**Instructions to follow:**
Write out the entire listing below exactly as it appears, minus any pictures.

**Data shown:**
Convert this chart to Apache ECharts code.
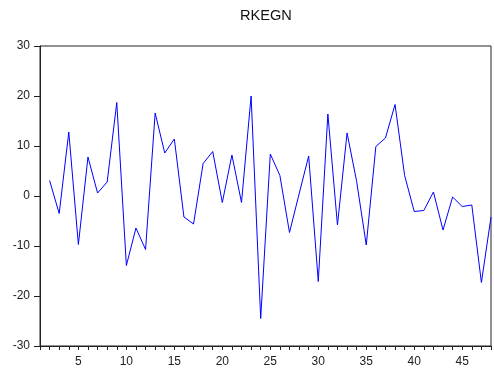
<!DOCTYPE html>
<html>
<head>
<meta charset="utf-8">
<script src="https://cdn.jsdelivr.net/npm/echarts@6/dist/echarts.min.js"></script>
<style>
  html, body { margin: 0; padding: 0; background: #fff; }
  #chart { width: 494px; height: 376px; }
</style>
</head>
<body>
<div id="chart"></div>
<script>
// Observation index (2..48) and RKEGN values
const obs = [2,3,4,5,6,7,8,9,10,11,12,13,14,15,16,17,18,19,20,21,22,23,24,25,
             26,27,28,29,30,31,32,33,34,35,36,37,38,39,40,41,42,43,44,45,46,47,48];
const rkegn = [3.1,-3.5,12.8,-9.7,7.8,0.6,2.8,18.7,-13.9,-6.4,-10.7,16.6,8.6,11.4,-4.2,
               -5.6,6.5,8.9,-1.3,8.2,-1.3,20.0,-24.5,8.4,4.1,-7.3,0.4,8.0,-17.1,16.4,
               -5.8,12.6,2.9,-9.8,9.9,11.6,18.3,4.1,-3.1,-2.9,0.8,-6.8,-0.2,-2.1,-1.8,-17.3,-4.2];
const yTicks = [-30,-20,-10,0,10,20,30];
const xLabelStep = 5;

const font = '"Liberation Sans", Arial, sans-serif';
const chart = echarts.init(document.getElementById('chart'), null, { renderer: 'canvas' });
chart.setOption({
  animation: false,
  backgroundColor: '#fff',
  title: {
    text: 'RKEGN',
    // sits centred over the plot area
    left: 240, top: 8, padding: 0,
    textStyle: { fontFamily: font, fontSize: 14.6, fontWeight: 'normal', color: '#111' }
  },
  grid: {
    left: 40, right: 2, top: 46, bottom: 30,
    show: true, borderColor: '#222', borderWidth: 1, backgroundColor: '#fff'
  },
  xAxis: {
    type: 'value', min: 1, max: 48, interval: 1,
    axisLine: { show: true, onZero: false, lineStyle: { color: '#222', width: 1 } },
    axisTick: { show: true, length: 4, lineStyle: { color: '#222' } },
    axisLabel: {
      fontFamily: font, fontSize: 12, color: '#222', margin: 10, hideOverlap: false,
      formatter: v => (v % xLabelStep === 0 ? String(v) : '')
    },
    splitLine: { show: false }
  },
  yAxis: {
    type: 'value', min: yTicks[0], max: yTicks[yTicks.length - 1], interval: 10,
    axisLine: { show: true, lineStyle: { color: '#222', width: 1 } },
    axisTick: { show: true, length: 6, lineStyle: { color: '#222' } },
    axisLabel: { fontFamily: font, fontSize: 12, color: '#222', margin: 10 },
    splitLine: { show: false }
  },
  series: [{
    type: 'line',
    data: obs.map((x, i) => [x, rkegn[i]]),
    showSymbol: false,
    lineStyle: { color: '#0000ff', width: 1 },
    itemStyle: { color: '#0000ff' }
  }]
});
</script>
</body>
</html>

**Result of the task:**
Convert this chart to Apache ECharts code.
<!DOCTYPE html>
<html>
<head>
<meta charset="utf-8">
<script src="https://cdn.jsdelivr.net/npm/echarts@6/dist/echarts.min.js"></script>
<style>
  html, body { margin: 0; padding: 0; background: #fff; }
  #chart { width: 494px; height: 376px; }
</style>
</head>
<body>
<div id="chart"></div>
<script>
// Observation index (2..48) and RKEGN values
const obs = [2,3,4,5,6,7,8,9,10,11,12,13,14,15,16,17,18,19,20,21,22,23,24,25,
             26,27,28,29,30,31,32,33,34,35,36,37,38,39,40,41,42,43,44,45,46,47,48];
const rkegn = [3.1,-3.5,12.8,-9.7,7.8,0.6,2.8,18.7,-13.9,-6.4,-10.7,16.6,8.6,11.4,-4.2,
               -5.6,6.5,8.9,-1.3,8.2,-1.3,20.0,-24.5,8.4,4.1,-7.3,0.4,8.0,-17.1,16.4,
               -5.8,12.6,2.9,-9.8,9.9,11.6,18.3,4.1,-3.1,-2.9,0.8,-6.8,-0.2,-2.1,-1.8,-17.3,-4.2];
const yTicks = [-30,-20,-10,0,10,20,30];
const xLabelStep = 5;

const font = '"Liberation Sans", Arial, sans-serif';
const chart = echarts.init(document.getElementById('chart'), null, { renderer: 'canvas' });
chart.setOption({
  animation: false,
  backgroundColor: '#fff',
  title: {
    text: 'RKEGN',
    // sits centred over the plot area
    left: 240, top: 8, padding: 0,
    textStyle: { fontFamily: font, fontSize: 14.6, fontWeight: 'normal', color: '#111' }
  },
  grid: {
    left: 40, right: 2, top: 46, bottom: 30,
    show: true, borderColor: '#222', borderWidth: 1, backgroundColor: '#fff'
  },
  xAxis: {
    type: 'value', min: 1, max: 48, interval: 1,
    axisLine: { show: true, onZero: false, lineStyle: { color: '#222', width: 1 } },
    axisTick: { show: true, length: 4, lineStyle: { color: '#222' } },
    axisLabel: {
      fontFamily: font, fontSize: 12, color: '#222', margin: 10, hideOverlap: false,
      formatter: v => (v % xLabelStep === 0 ? String(v) : '')
    },
    splitLine: { show: false }
  },
  yAxis: {
    type: 'value', min: yTicks[0], max: yTicks[yTicks.length - 1], interval: 10,
    axisLine: { show: true, lineStyle: { color: '#222', width: 1 } },
    axisTick: { show: true, length: 6, lineStyle: { color: '#222' } },
    axisLabel: { fontFamily: font, fontSize: 12, color: '#222', margin: 10 },
    splitLine: { show: false }
  },
  series: [{
    type: 'line',
    data: obs.map((x, i) => [x, rkegn[i]]),
    showSymbol: false,
    lineStyle: { color: '#0000ff', width: 1 },
    itemStyle: { color: '#0000ff' }
  }]
});
</script>
</body>
</html>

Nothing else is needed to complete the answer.